Hükmü, davalılar vekili temyiz etmiştir.
Paydaşlığın (ortaklığın) satış yoluyla giderilmesi halinde dava konusu taşınmaz üzerinde bina, ağaç v.s. gibi bütünleyici parçalar (muhdesat) varsa bunların arzla birlikte satılması gerekir. Ancak muhdesatın bir kısım paydaşlara (ortaklara) ait olduğu konusunda tapuda şerh varsa veya bu hususta bütün paydaşlar ittifak ediyorlarsa ve muhdesat arzın değerinde bir artış meydana getiriyorsa bu artışın belirlenmesi için dava tarihi itibariyle arzın ve muhdesatın değerleri ayrı ayrı tespit edilir. Belirlenen bu değerler toplanarak taşınmazın tüm değeri bulunur. Bulunan bu değerin ne kadarının arza ne kadarının muhdesata isabet ettiği yüzdelik (%…..) oran kurulmak suretiyle belirlenir. Satış sonunda elde edilecek bedelin bölüştürülmesi de bu oranlar esas alınarak yapılır. Muhdesata isabet eden kısım muhdesat sahibi paydaşa, geri kalan bedel ise payları oranında paydaşlara (ortaklara) dağıtılır.
Bütünleyici parçanın (muhdesat) arzın paydaşlarına (ortaklarına) değil de üçüncü şahsa ait olduğunun anlaşılması halinde bu kimseyi muhdesat sahibi olarak davaya dahil etmek ve ona satış bedelinden pay vermek mümkün değildir.
Somut olaya gelince; davalı S.. Ö.. dava konusu ..ada .. parsel sayılı taşınmazdaki binanın kendisine ait olduğunu savunmuş ve davalılar vekili ile davacılar vekili bu beyanı kabul etmişlerdir. Bu durumda binanın davalı S.. Ö..’e ait olduğuna yönelik tüm paydaşlar arasında ittifak bulunduğundan yukarıda açıklandığı şekilde oran kurulmak suretiyle satış bedelinden muhdesata isabet eden oranın muhdesat sahibi davalı S.. Ö..’e, geri kalan bedelin ise payları oranında tüm paydaşlara dağıtılması gerekirken bu hususun gözardı edilmesi doğru görülmemiştir.
Diğer yandan, dava konusu .. ada .. parsel sayılı taşınmaz hakkında bilirkişi incelemesi yaptırılmış ise de tapu kaydı getirtilip mahkemece denetlenmeden hüküm kurulması yerinde değildir.
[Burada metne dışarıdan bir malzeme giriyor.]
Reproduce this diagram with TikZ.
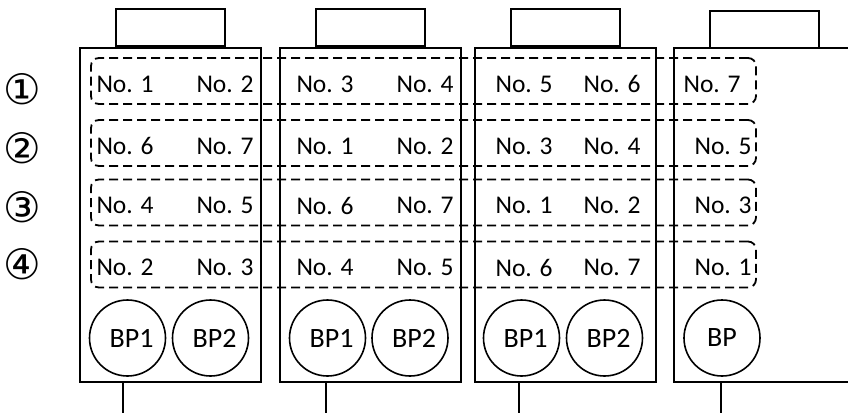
\documentclass[tikz,border=0pt]{standalone}
\usepackage{fontspec}
\setmainfont{Carlito}
\newfontfamily\symfont{DejaVu Sans}
\usetikzlibrary{positioning}

\tikzset{
  unitbox/.style={draw, line width=2pt, minimum width=181pt, minimum height=334pt, inner sep=0pt},
  tabbox/.style={draw, line width=2pt, minimum width=109pt, minimum height=37pt, inner sep=0pt},
  slotrow/.style={draw, line width=1.8pt, dash pattern=on 9pt off 5pt, rounded corners=8pt,
    minimum width=665pt, minimum height=46pt, inner sep=0pt},
  bpcircle/.style={draw, circle, line width=1.6pt, minimum size=76pt, inner sep=0pt,
    font=\fontsize{28}{32}\selectfont},
  lbl/.style={inner sep=0pt, font=\fontsize{25.5}{30}\selectfont},
  rowno/.style={inner sep=0pt, font=\symfont\fontsize{42}{46}\selectfont}
}

\begin{document}
\begin{tikzpicture}[x=1pt, y=-1pt]
      \useasboundingbox (0,0) rectangle (848,413);
      % units
      \node[unitbox] (b1) at (170.5,215) {};
      \node[unitbox] (b2) at (370.5,215) {};
      \node[unitbox] (b3) at (565.5,215) {};
      \node[unitbox, minimum width=200pt] (b4) at (774,215) {};
      \node[tabbox, above=0pt of b1] (t1) {};
      \node[tabbox, above=0pt of b2] (t2) {};
      \node[tabbox, above=0pt of b3] (t3) {};
      \node[tabbox] (t4) at (764.5,29.5) {};
      % stems
      \coordinate (s1) at (123,413);
      \coordinate (s2) at (326,413);
      \coordinate (s3) at (519,413);
      \coordinate (s4) at (721,413);
      \draw[line width=2pt] (b1.south -| s1) -- (s1);
      \draw[line width=2pt] (b2.south -| s2) -- (s2);
      \draw[line width=2pt] (b3.south -| s3) -- (s3);
      \draw[line width=2pt] (b4.south -| s4) -- (s4);
      % slot rows
      \node[slotrow] (r1) at (423.5,81) {};
      \node[slotrow] (r2) at (423.5,143) {};
      \node[slotrow] (r3) at (423.5,202.5) {};
      \node[slotrow] (r4) at (423.5,264.5) {};
      \node[rowno] (k1) at (22,89) {①};
      \node[rowno] (k2) at (22,148) {②};
      \node[rowno] (k3) at (22,207) {③};
      \node[rowno] (k4) at (22,264) {④};
      % row 1
      \node[lbl] (a1) at (125,84) {No. 1};
      \node[lbl] (a2) at (225,84) {No. 2};
      \node[lbl] (a3) at (325,84) {No. 3};
      \node[lbl] (a4) at (425,84) {No. 4};
      \node[lbl] (a5) at (524,84) {No. 5};
      \node[lbl] (a6) at (612,84) {No. 6};
      \node[lbl] (a7) at (712,84) {No. 7};
      % row 2
      \node[lbl] (c1) at (125,146) {No. 6};
      \node[lbl] (c2) at (225,146) {No. 7};
      \node[lbl] (c3) at (325,146) {No. 1};
      \node[lbl] (c4) at (425,146) {No. 2};
      \node[lbl] (c5) at (524,146) {No. 3};
      \node[lbl] (c6) at (612,146) {No. 4};
      \node[lbl] (c7) at (723,146) {No. 5};
      % row 3
      \node[lbl] (d1) at (125,205.5) {No. 4};
      \node[lbl] (d2) at (225,205.5) {No. 5};
      \node[lbl] (d3) at (325,205.5) {No. 6};
      \node[lbl] (d4) at (425,205.5) {No. 7};
      \node[lbl] (d5) at (524,205.5) {No. 1};
      \node[lbl] (d6) at (612,205.5) {No. 2};
      \node[lbl] (d7) at (723,205.5) {No. 3};
      % row 4
      \node[lbl] (e1) at (125,267.5) {No. 2};
      \node[lbl] (e2) at (225,267.5) {No. 3};
      \node[lbl] (e3) at (325,267.5) {No. 4};
      \node[lbl] (e4) at (425,267.5) {No. 5};
      \node[lbl] (e5) at (524,267.5) {No. 6};
      \node[lbl] (e6) at (612,267.5) {No. 7};
      \node[lbl] (e7) at (723,267.5) {No. 1};
      % pumps
      \node[bpcircle] (p11) at (127.5,338) {\hspace{8pt}BP1};
      \node[bpcircle] (p12) at (210.5,338) {\hspace{8pt}BP2};
      \node[bpcircle] (p21) at (327.5,338) {\hspace{8pt}BP1};
      \node[bpcircle] (p22) at (410,338) {\hspace{8pt}BP2};
      \node[bpcircle] (p31) at (521.5,338) {\hspace{8pt}BP1};
      \node[bpcircle] (p32) at (604.5,338) {\hspace{8pt}BP2};
      \node[bpcircle] (p41) at (722,338) {BP};
    \end{tikzpicture}
\end{document}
Ayrıca, paydaşlığın (ortaklığın) giderilmesi davaları iki taraflı, taraflar için benzer sonuçlar doğuran davalar olup, sonuçta kazanan ve kaybeden taraftan söz edilemeyeceğinden yargılama giderleri ve vekalet ücretinin taraflara payları oranında yükletilmesi gerekirken, davacı ve davalılar yararına hükmedilen vekalet ücretinden tarafların müteselsilen sorumlu tutulması, dava konusu taşınmazlarda elbirliği mülkiyeti sözkonusu olduğu halde satış bedelinin dağıtılmasında tapu kaydının yanında veraset ilamının da nazara alınmaması doğru görülmemiş, bu sebeplerle hükmün bozulması gerekmiştir.
SONUÇ: Yukarıda açıklanan nedenlerle davalılar vekilinin temyiz itirazının kabulü ile hükmün BOZULMASINA, peşin yatırılan temyiz harcının istek halinde yatırana iadesine, 16.12.2014 tarihinde oybirliği ile karar verildi.